Hansen, who represented Utah for 22 years in the U.S. House, is among a handful of people who have been mentioned as a possible replacement for departing Interior Secretary Gale Norton.

"If I was asked to be secretary, of course you'd take it," Hansen said in an interview, but he doesn't anticipate a call from the White House anytime soon.

"On the one hand, it would be extremely interesting. On the other hand, it would be a lot of work," said the 73-year-old Hansen. "You've got a ton of problems there. But I think someone's got to take the bull by the horns on a lot of those things and come up with a good, moderate, reasonable position."

Certainly, Hansen is not a front-runner. That distinction most likely belongs to Idaho Gov. Dirk Kempthorne.

While the White House has declined to fuel speculation with names of possible Norton successors, Bush Chief of Staff Andrew Card told The Denver Post that the next secretary would probably be a Westerner.

Even if it is remote, the prospect of Hansen at the helm of the agency that oversees more than 500 million acres of federal land could cause some sleepless nights for the green crowd.

"Clearly we don't see eye to eye with the congressman on a variety of issues related to public-lands management," said Lawson LeGate, southwest regional director for the Sierra Club.

But Rep. Rob Bishop, R-Utah, who took Hansen's place in Congress, said his predecessor would be "a perfect fit."

"No one could be nominated who knows the issues better," Bishop said. "As a businessman and longtime congressman, he has the skills to manage a department and work the Hill.
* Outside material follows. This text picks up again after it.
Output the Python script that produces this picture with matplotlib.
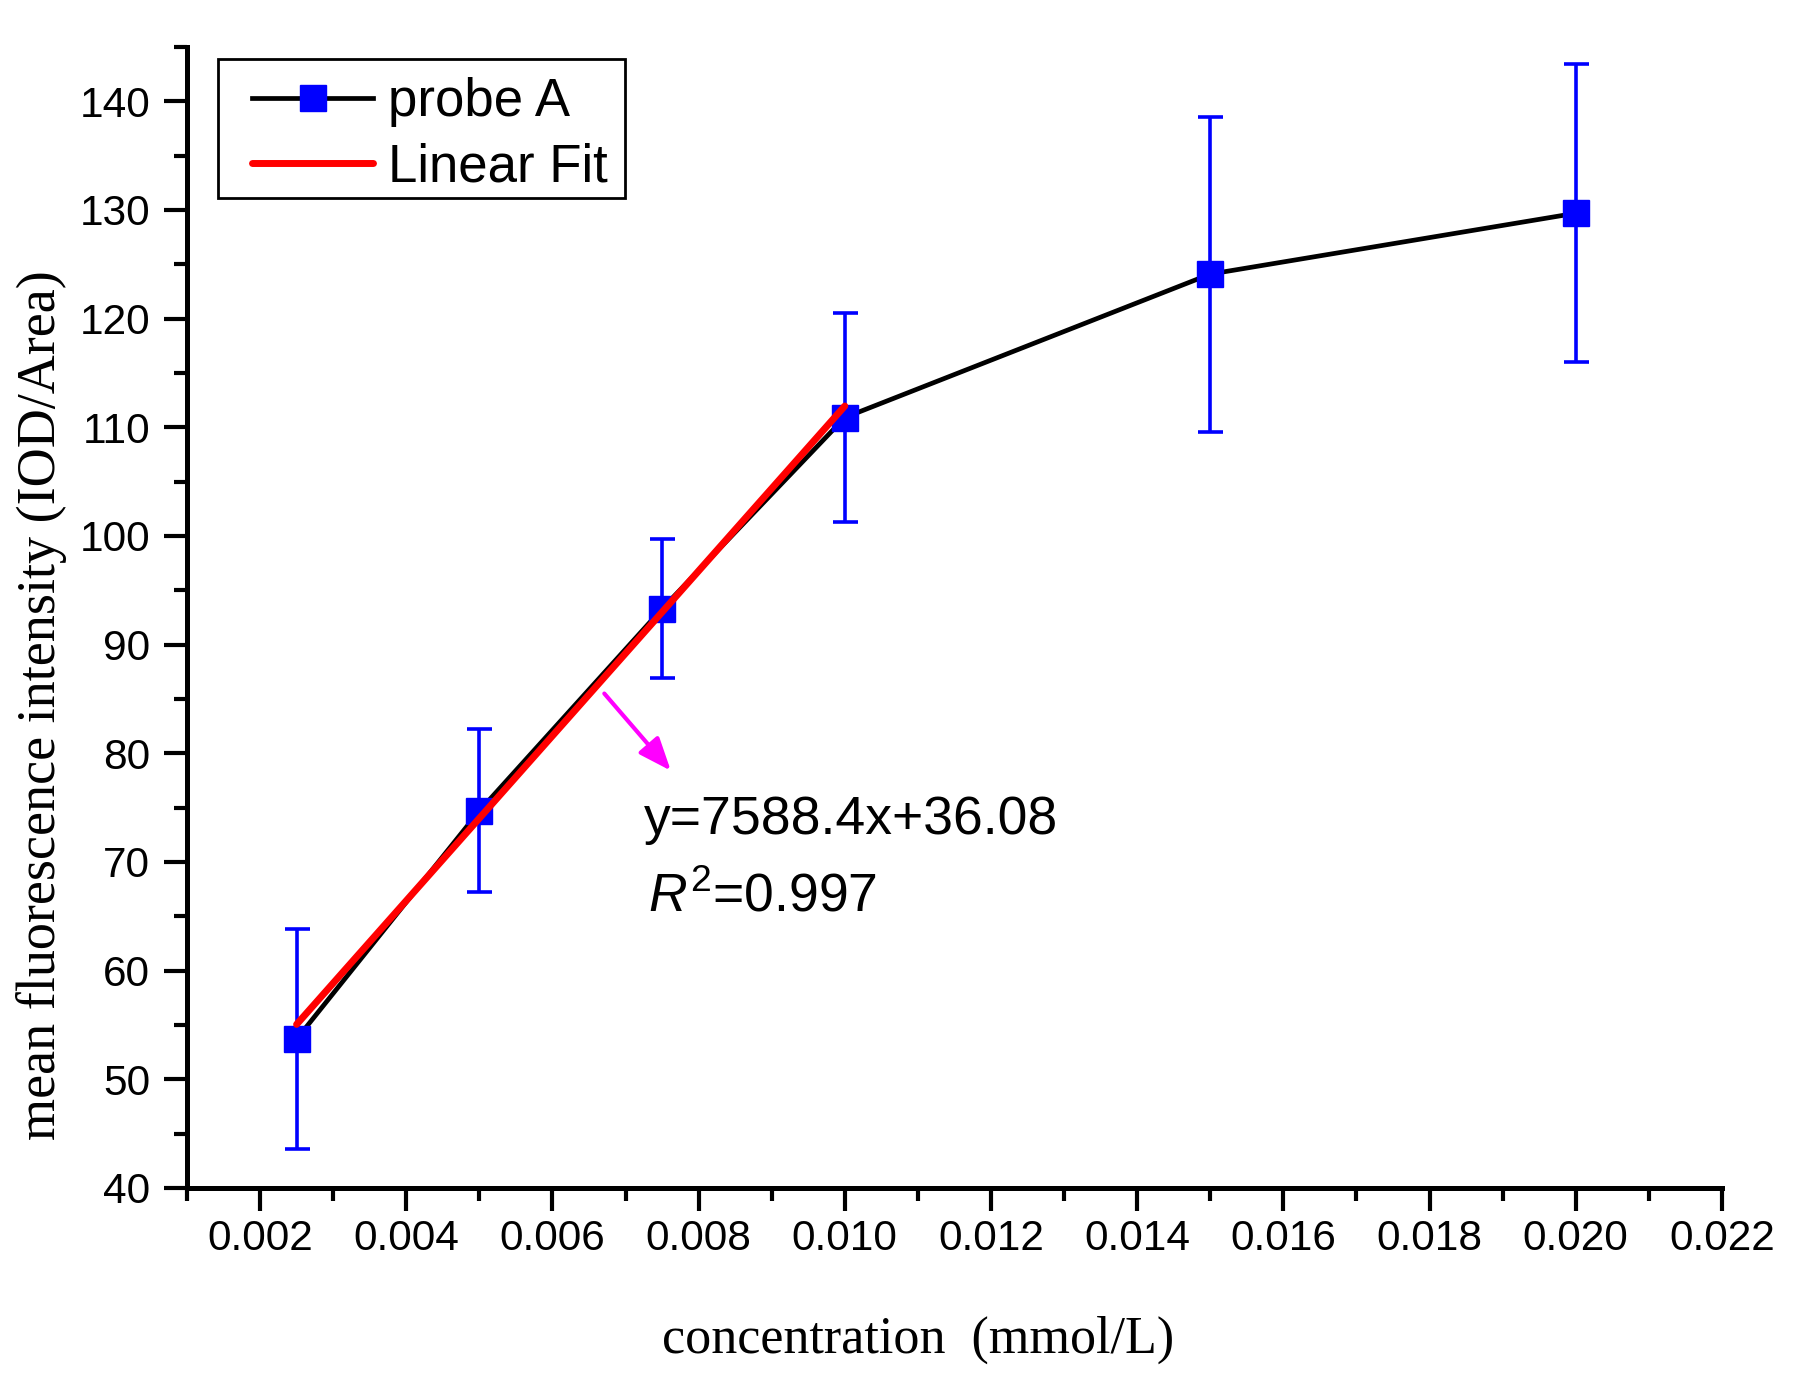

And he has an appreciation for the land."

Hansen has been mentioned in several articles speculating about possible Interior Department successors to Norton.

Former Rep. Scott McInnis, R-Colo., told The Denver Post that Hansen would be a logical pick but could spark a tough confirmation fight.

Hansen said McInnis, who also has been rumored as a possible candidate, only said that because he doesn't want to do it.

"My crystal ball needs a lot of cleaning," LeGate said. "[But] I'd be surprised if [Hansen] was at the top of the list."

Kempthorne is the name most commonly mentioned by those following the issue.

Others in the mix include Colorado Gov. Bill Owens and former Colorado Sen. Ben Nighthorse Campbell, who was endorsed in a letter to the president Tuesday by Colorado Sen. Wayne Allard.

Hansen spent two decades on the House Resources Committee, which handles Interior Department issues, retiring as chairman of the committee. In that time, he fought bitterly against designating millions of acres of wilderness in Utah and decried the Grand Staircase-Escalante National Monument designation in the state.

He still mocks an environmental group's proposal to drain Lake Powell as a pinnacle of stupidity.

As Bishop points out, Hansen was also the last Utah congressman to get wilderness created in the state before Bishop got a new area designated last year to block nuclear-waste storage in the state - an idea hatched by Hansen.

A former House Ethics Committee chairman, Hansen would potentially be an asset for a department under a shadow because of dealings with disgraced lobbyist Jack Abramoff.

Hansen is in the last month of his tenure on the Base Realignment and Closure Commission, which recommended closing or scaling back scores of military bases and is now drafting a plan to simplify the next round of closures, should one be ordered by Congress.

He has a consulting and lobbying business with his son but said he would have to "cut the ties" in the unlikely event the Interior post is offered.

Scott Groene, executive director of the Southern Utah Wilderness Alliance, which sparred for years with Hansen over public-land protection, said no matter whom the Bush administration picks "it will make all the difference of rotating bald tires."

He said the new secretary will continue the administration's policy of rolling back conservation policies.

"This administration has divided the West with its push for energy development over all other uses, and you'd hope they could make a selection to heal that rift," Groene said. "Many of the names tossed around, such as Jim's, would do nothing to heal that rift."